October 14, 2004

Blob tracking ideas

Hey! Enki has moved his blog to Armyofevilrobots.com. Check it out after you are done here. This page is going nowhere though...

This is more of a note to self than anything else:

Using FFT's, and also assuming that as there is motion in the visual field of our robot;

As blobs move relative to each other, there will be a point of interference where once occludes another. These points can be used to determine the edges of the blobs more accurately than a simple color based edge detection scheme, since the pattern behind the occlusion edge will be more dynamic that the other edges.

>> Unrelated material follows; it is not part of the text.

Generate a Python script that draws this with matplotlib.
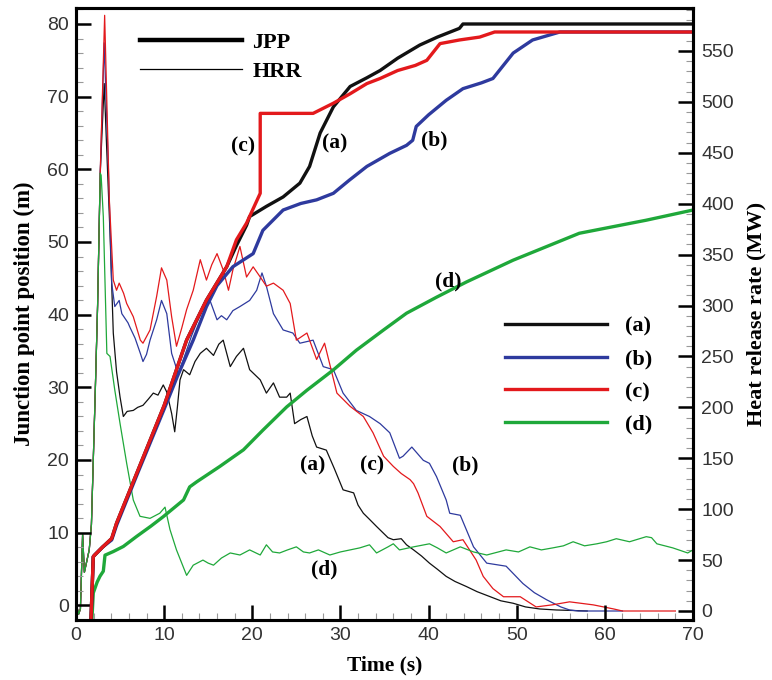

Removing the motion component:
Added to this, we can detect the fundamental frequencies on the surface of a blob. These frequencies could then be used to generate a new bitmap that contains the characteristic frequencies of the different areas of the bitmap, and may be able to better detect the boundaries of objects than using these simple color based techniques. Sudden transitions from one frequency to the other should be easily detectable because of the sudden change in the characteristic frequency. Slopes in 3-space should also be easy to detect based on the Gradual shift of the frequency of an object.

Another idea:
What if the frequency map is in fact a pair of frequency maps, where one is the actual fundamental, and the second is composed of RELATIVE frequencies, meaning that the harmonics are analysed, and the relations of the frequencies to each other determine wether they are the same object. To use a musical analogy, you can slide a minor fifth chord up the scale slowly, but it is still clearly a minor fifth. This way, slopes of an object could be determined to likely be parts of the same object, despite occlusion/discontinuities in the target image. This map would need to have a way of mapping these relationships in a manner that is not storage space intensive. Perhaps a stack of harmonic #'s paired with their relative amplitudes, and a limit on the number recorded harmonics (8 maybe?)

As yet another idea, we could use 2D FFT to determine velocities of target objects, and their actual distances based on the scale of their patterns.

All of this would need to be implemented in an FPGA of course, but that is not the kind of obstacle that it used to be.